[start]

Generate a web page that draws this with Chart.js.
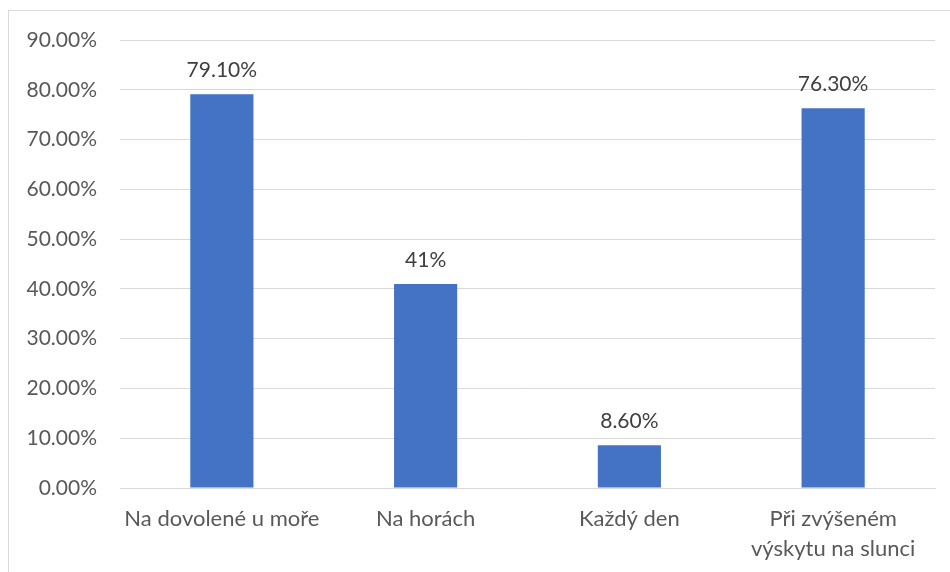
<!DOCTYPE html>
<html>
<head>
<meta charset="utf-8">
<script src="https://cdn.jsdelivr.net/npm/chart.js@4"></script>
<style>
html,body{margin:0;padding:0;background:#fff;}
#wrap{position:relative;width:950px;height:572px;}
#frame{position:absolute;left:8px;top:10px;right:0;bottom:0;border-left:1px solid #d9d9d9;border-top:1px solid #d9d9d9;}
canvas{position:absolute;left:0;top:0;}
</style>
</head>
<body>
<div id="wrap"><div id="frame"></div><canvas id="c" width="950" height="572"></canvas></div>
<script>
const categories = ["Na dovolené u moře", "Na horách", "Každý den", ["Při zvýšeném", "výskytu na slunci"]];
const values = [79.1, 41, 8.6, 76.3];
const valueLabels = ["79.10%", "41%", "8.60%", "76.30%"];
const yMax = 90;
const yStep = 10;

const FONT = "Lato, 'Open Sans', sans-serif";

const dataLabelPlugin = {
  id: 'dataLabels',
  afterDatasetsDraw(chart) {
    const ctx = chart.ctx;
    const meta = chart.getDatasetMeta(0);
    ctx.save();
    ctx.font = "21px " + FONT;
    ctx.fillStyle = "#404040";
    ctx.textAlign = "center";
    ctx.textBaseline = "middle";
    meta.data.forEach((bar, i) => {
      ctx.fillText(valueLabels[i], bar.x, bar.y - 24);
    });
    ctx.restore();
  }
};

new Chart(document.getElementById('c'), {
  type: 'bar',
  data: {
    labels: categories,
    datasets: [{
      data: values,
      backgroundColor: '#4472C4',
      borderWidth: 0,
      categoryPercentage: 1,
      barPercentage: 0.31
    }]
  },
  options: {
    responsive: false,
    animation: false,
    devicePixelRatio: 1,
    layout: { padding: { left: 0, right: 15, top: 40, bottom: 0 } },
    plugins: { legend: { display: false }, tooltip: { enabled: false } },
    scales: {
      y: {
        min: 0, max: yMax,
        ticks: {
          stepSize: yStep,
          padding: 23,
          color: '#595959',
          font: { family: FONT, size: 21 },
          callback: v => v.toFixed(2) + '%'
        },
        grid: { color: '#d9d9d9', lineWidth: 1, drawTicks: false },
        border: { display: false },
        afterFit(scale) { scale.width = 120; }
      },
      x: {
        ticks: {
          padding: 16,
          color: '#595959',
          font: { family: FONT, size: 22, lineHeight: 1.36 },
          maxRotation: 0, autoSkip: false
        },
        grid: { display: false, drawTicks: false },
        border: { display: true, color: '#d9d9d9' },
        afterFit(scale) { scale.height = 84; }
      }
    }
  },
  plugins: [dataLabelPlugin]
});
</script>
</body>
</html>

[end]

* _Given instruction_
Copy the listing in full and without alteration, omitting every picture.

* _Correct answer_
Generate a web page that draws this with Chart.js.
<!DOCTYPE html>
<html>
<head>
<meta charset="utf-8">
<script src="https://cdn.jsdelivr.net/npm/chart.js@4"></script>
<style>
html,body{margin:0;padding:0;background:#fff;}
#wrap{position:relative;width:950px;height:572px;}
#frame{position:absolute;left:8px;top:10px;right:0;bottom:0;border-left:1px solid #d9d9d9;border-top:1px solid #d9d9d9;}
canvas{position:absolute;left:0;top:0;}
</style>
</head>
<body>
<div id="wrap"><div id="frame"></div><canvas id="c" width="950" height="572"></canvas></div>
<script>
const categories = ["Na dovolené u moře", "Na horách", "Každý den", ["Při zvýšeném", "výskytu na slunci"]];
const values = [79.1, 41, 8.6, 76.3];
const valueLabels = ["79.10%", "41%", "8.60%", "76.30%"];
const yMax = 90;
const yStep = 10;

const FONT = "Lato, 'Open Sans', sans-serif";

const dataLabelPlugin = {
  id: 'dataLabels',
  afterDatasetsDraw(chart) {
    const ctx = chart.ctx;
    const meta = chart.getDatasetMeta(0);
    ctx.save();
    ctx.font = "21px " + FONT;
    ctx.fillStyle = "#404040";
    ctx.textAlign = "center";
    ctx.textBaseline = "middle";
    meta.data.forEach((bar, i) => {
      ctx.fillText(valueLabels[i], bar.x, bar.y - 24);
    });
    ctx.restore();
  }
};

new Chart(document.getElementById('c'), {
  type: 'bar',
  data: {
    labels: categories,
    datasets: [{
      data: values,
      backgroundColor: '#4472C4',
      borderWidth: 0,
      categoryPercentage: 1,
      barPercentage: 0.31
    }]
  },
  options: {
    responsive: false,
    animation: false,
    devicePixelRatio: 1,
    layout: { padding: { left: 0, right: 15, top: 40, bottom: 0 } },
    plugins: { legend: { display: false }, tooltip: { enabled: false } },
    scales: {
      y: {
        min: 0, max: yMax,
        ticks: {
          stepSize: yStep,
          padding: 23,
          color: '#595959',
          font: { family: FONT, size: 21 },
          callback: v => v.toFixed(2) + '%'
        },
        grid: { color: '#d9d9d9', lineWidth: 1, drawTicks: false },
        border: { display: false },
        afterFit(scale) { scale.width = 120; }
      },
      x: {
        ticks: {
          padding: 16,
          color: '#595959',
          font: { family: FONT, size: 22, lineHeight: 1.36 },
          maxRotation: 0, autoSkip: false
        },
        grid: { display: false, drawTicks: false },
        border: { display: true, color: '#d9d9d9' },
        afterFit(scale) { scale.height = 84; }
      }
    }
  },
  plugins: [dataLabelPlugin]
});
</script>
</body>
</html>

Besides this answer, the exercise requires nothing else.